I also added little beetroot juice along with strawberry puree to enhance the colour. You may skip that if not comfortable using it as it has nothing to do with taste.
These muffins are great to have in breakfast or for your kid’s lunch box or as a dessert or as an evening snack or for anytime munching.
I know strawberries are available for a very limited period. But you can enjoy these muffins round the year. How? Simple, store strawberries in your freezer.
Now let’s have a look at the recipe of Eggless Strawberry Muffins.
One second, so can I be sure that you are not only going to try these but also share your lovely creation with me either here or on my FB page or on Instagram?
Preparation Time: 2o Minutes
Baking Time: 20 Minutes
Yields: 12 Muffins (Medium Size)
1 Cup (130 g) Wheat flour
1/2 teaspoon Baking Powder
1/4 teaspoon Baking Soda
1/8 teaspoon Salt
3/4 Cup Sugar
1/4 Cup Oil
1/4 Cup Curd
1/2 Cup Milk, at room temperature
1/4 Cup Strawberry Puree
1 teaspoon Beetroot Juice
1/4 Cup Chopped Strawberries
1 Cup Whipping Cream
2 Tablespoon Strawberry Sauce
- Make strawberry Puree. Just put washed, hulled and chopped strawberries in the blender and blend for a while and your strawberry puree is ready.
- Arrange muffins liners in the muffins tray. In the absence of muffins liners, you can use silicon moulds or paper cups or glass bowls also. No need to grease any one of these except glass bowls.
- Start preheating the oven. Preheat oven to 180 degrees C for 15 minutes.
- Take flour, baking powder, baking soda and salt in a bowl and sift it twice or mix with a wire whisk.
- Chop strawberries into small pieces. Reserve about 1 tablespoon of these for topping and dust the remaining with 1 tablespoon flour. Use from the above sifted flour only. Do not take additional flour. This is done to avoid sinking of fruits in the bottom and to ensure even distribution of fruits in the muffins.
- In a bowl take oil, curd, milk, sugar and strawberry puree. Mix everything nicely till sugar dissolves completely and the mixture looks creamy.

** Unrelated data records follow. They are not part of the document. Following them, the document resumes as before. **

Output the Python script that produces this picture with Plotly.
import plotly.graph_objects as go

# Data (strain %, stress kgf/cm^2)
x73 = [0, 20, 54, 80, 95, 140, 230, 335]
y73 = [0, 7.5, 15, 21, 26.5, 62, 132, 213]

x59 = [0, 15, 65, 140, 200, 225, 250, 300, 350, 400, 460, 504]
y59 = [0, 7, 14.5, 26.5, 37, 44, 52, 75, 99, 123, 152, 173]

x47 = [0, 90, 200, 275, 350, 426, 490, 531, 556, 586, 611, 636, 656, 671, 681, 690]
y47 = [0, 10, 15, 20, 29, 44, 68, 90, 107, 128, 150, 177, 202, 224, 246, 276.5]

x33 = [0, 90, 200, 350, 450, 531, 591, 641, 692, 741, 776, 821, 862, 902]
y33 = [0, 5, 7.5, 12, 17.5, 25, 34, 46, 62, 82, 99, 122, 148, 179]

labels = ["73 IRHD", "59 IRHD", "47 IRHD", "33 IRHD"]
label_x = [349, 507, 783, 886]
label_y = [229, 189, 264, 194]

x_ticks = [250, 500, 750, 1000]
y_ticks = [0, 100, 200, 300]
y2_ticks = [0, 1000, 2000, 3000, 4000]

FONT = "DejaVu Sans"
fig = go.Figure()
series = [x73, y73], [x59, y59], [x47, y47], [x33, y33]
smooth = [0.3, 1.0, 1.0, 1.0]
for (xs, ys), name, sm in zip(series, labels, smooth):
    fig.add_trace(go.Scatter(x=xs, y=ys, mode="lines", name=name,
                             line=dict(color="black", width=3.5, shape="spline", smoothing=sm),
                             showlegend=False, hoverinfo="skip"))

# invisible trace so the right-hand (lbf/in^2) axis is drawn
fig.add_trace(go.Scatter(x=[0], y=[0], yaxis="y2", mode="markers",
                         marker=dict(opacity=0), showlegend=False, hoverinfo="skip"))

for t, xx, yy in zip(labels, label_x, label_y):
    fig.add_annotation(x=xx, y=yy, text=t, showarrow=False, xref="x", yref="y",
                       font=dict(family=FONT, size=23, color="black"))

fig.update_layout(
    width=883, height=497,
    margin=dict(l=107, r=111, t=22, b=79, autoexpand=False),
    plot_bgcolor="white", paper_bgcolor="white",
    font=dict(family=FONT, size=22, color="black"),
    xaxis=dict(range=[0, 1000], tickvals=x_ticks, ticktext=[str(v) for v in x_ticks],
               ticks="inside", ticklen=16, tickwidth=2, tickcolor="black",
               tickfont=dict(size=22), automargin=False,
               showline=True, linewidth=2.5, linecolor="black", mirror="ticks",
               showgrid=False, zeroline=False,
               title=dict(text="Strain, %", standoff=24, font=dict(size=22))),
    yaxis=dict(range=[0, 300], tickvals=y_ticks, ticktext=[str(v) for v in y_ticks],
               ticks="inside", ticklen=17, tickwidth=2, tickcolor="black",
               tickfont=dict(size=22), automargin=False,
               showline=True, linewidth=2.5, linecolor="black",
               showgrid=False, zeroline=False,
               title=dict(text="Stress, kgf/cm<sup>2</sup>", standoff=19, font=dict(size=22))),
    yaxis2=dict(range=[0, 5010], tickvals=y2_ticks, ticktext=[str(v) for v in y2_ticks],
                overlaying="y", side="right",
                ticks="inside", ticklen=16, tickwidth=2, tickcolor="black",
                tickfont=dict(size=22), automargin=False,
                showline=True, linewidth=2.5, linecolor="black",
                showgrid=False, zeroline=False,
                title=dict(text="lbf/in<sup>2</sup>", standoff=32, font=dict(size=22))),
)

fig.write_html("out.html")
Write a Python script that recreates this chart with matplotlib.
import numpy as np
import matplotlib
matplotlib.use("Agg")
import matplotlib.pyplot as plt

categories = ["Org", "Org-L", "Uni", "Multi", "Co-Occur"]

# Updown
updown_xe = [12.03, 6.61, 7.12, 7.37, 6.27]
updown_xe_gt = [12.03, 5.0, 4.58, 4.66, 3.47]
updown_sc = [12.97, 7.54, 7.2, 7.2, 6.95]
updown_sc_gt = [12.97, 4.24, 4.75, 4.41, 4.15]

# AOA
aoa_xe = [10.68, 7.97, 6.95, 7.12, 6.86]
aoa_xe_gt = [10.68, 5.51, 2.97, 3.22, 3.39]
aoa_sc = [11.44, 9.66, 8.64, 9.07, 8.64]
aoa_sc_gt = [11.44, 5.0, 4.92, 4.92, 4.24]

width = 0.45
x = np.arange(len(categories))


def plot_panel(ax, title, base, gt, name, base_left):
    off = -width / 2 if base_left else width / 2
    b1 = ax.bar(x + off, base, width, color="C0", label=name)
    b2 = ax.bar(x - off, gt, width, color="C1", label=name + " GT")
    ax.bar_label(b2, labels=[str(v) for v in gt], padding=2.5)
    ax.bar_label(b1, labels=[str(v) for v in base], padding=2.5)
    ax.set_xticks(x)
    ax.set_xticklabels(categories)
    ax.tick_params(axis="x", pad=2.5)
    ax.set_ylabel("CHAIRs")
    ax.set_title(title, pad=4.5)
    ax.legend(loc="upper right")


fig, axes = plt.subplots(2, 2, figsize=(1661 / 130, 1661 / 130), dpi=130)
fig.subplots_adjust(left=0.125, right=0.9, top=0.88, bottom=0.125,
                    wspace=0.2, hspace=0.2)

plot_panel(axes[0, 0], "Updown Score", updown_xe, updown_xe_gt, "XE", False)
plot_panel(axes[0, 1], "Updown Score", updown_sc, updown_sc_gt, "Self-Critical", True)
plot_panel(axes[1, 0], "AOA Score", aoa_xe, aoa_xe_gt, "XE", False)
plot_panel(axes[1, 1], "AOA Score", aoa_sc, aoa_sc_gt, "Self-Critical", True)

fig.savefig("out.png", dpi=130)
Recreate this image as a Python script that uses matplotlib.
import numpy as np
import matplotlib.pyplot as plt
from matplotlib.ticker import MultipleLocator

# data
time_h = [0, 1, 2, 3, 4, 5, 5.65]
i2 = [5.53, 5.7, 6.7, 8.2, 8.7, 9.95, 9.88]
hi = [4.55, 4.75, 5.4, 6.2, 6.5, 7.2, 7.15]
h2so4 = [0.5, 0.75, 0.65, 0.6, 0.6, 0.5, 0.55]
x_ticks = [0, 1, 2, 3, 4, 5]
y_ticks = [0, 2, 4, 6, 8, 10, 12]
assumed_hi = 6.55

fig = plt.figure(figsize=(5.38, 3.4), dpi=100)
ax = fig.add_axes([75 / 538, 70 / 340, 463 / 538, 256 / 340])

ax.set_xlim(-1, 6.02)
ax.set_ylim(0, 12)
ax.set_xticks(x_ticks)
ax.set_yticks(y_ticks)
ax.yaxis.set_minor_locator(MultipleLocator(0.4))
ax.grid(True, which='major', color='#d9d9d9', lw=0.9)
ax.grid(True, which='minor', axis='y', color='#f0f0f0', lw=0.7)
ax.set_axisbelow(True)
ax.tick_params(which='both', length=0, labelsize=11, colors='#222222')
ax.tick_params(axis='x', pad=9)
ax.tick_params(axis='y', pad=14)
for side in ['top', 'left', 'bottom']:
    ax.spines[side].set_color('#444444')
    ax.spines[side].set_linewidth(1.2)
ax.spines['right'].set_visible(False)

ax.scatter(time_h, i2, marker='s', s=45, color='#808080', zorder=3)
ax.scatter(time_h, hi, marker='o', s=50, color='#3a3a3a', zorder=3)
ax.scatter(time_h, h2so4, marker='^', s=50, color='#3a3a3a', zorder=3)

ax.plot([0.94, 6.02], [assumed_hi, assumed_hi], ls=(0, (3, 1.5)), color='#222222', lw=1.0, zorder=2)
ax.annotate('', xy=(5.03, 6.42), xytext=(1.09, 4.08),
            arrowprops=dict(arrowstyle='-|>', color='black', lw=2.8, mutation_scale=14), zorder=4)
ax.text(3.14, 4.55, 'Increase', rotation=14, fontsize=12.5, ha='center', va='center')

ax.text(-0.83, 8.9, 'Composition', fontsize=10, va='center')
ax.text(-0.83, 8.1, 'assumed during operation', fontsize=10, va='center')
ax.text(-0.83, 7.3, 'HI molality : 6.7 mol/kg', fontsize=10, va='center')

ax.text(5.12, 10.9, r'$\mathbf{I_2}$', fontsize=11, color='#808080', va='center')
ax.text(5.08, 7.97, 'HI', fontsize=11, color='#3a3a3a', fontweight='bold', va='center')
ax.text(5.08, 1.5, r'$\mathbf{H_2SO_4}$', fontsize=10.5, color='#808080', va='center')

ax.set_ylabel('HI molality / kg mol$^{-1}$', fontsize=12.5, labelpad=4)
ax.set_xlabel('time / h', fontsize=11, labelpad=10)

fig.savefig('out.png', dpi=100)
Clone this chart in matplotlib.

- Now depending on the colour of your batter, add little beet juice. For beet juice, grate beet and squeeze it with your hands only to get the juice as you need only a spoonful of it only. I used 1 teaspoon of it. You may even skip this point.
- Add flour mix to the wet mix in 2 or 3 batches, mixing with light hands in one direction only. Neither mix vigorously nor overdo it. Over mixing of the batter develops the gluten in it which in turn makes the muffins chewy and rubbery.
- See that the batter is thick and not runny. In case it is too thick then add one or two teaspoon milk.
- Lastly, fold dusted strawberry pieces in the batter.
- Put muffin mix in the muffins liners. Fill each liner up to half or 2/3rd only.
- Sprinkle chopped strawberries.
- Tap the muffins tray on the kitchen counter 2 to3 times. This is done to release air bubbles if any.
- Keep the muffins tray in the preheated oven and bake for 20 to 22 minutes. Baking time varies from oven to oven so keep a check 15 minutes onwards. However, fruit muffins take little longer than other muffins.
- To check for the doneness of the muffins, insert a toothpick in the centre of any one muffin. If it comes out clean this means that they are baked. Along with this also press lightly one muffin. It should spring back. In case it does not spring back then bake more for a minute or two. This is because otherwise, muffins may sink from the centre after taking out of the oven.
- Keep the muffins on a wire rack till cools down completely.
- Now eat as it is or cover with whipped cream or with strawberry jam/sauce.
- Keep them in an airtight container in the refrigerator.
- Take chilled whipping cream in a chilled bowl and whip till stiff peaks are formed.
- Add strawberry sauce and mix it nicely.
- Fill this in an icing bag and decorate your muffins.
- Salt enhances the flavour of sugar, so go ahead.
- Take normal sugar. No need to powder it.
- Any cooking oil can be used.
- Better to use curd at room temperature. For this, take it out of the refrigerator about half an hour before starting to make muffins.
- You may increase the quantity of strawberry puree and pieces as per your liking.
- Use heavy whipping cream only for desired results.
- You may check the process of making whipping cream here.
- You may check the recipe of strawberry compote here.
Detailed recipe of Eggless Strawberry MuffinsWith Step By Step Pics
Make Strawberry puree.
Extract beet juice.
Arrange muffins liners in the muffins tray.
Preheat oven to 180 degrees C for 15 minutes.
Sift flour, baking powder, baking soda and salt 2 to 3 times.
Chop Strawberries into small pieces.
Reserve some and dust the remaining with flour.
Mix oil, milk, curd and sugar in a bowl until sugar dissolves.
Add strawberry puree.
If need be add beet juice.
Fold dry mix of flour in the wet mix in 2 or 3 batches.
Fold chopped and dusted strawberries.
Keep the consistency thick.
Fill this in muffin liners upto half or little more.
Sprinkle some chopped strawberries (reserved above).
Bake for 20 to 22 minutes.
Let them cool down completely before frosting.
Eat as it is or apply strawberry sauce or do the frosting.
Take chilled cream in a chilled bowl.
Beat with electric beater till stiff peaks are formed.
Fold in strawberry sauce.
Fill in a piping bag, fitted with a nozzle, and decorate your muffins.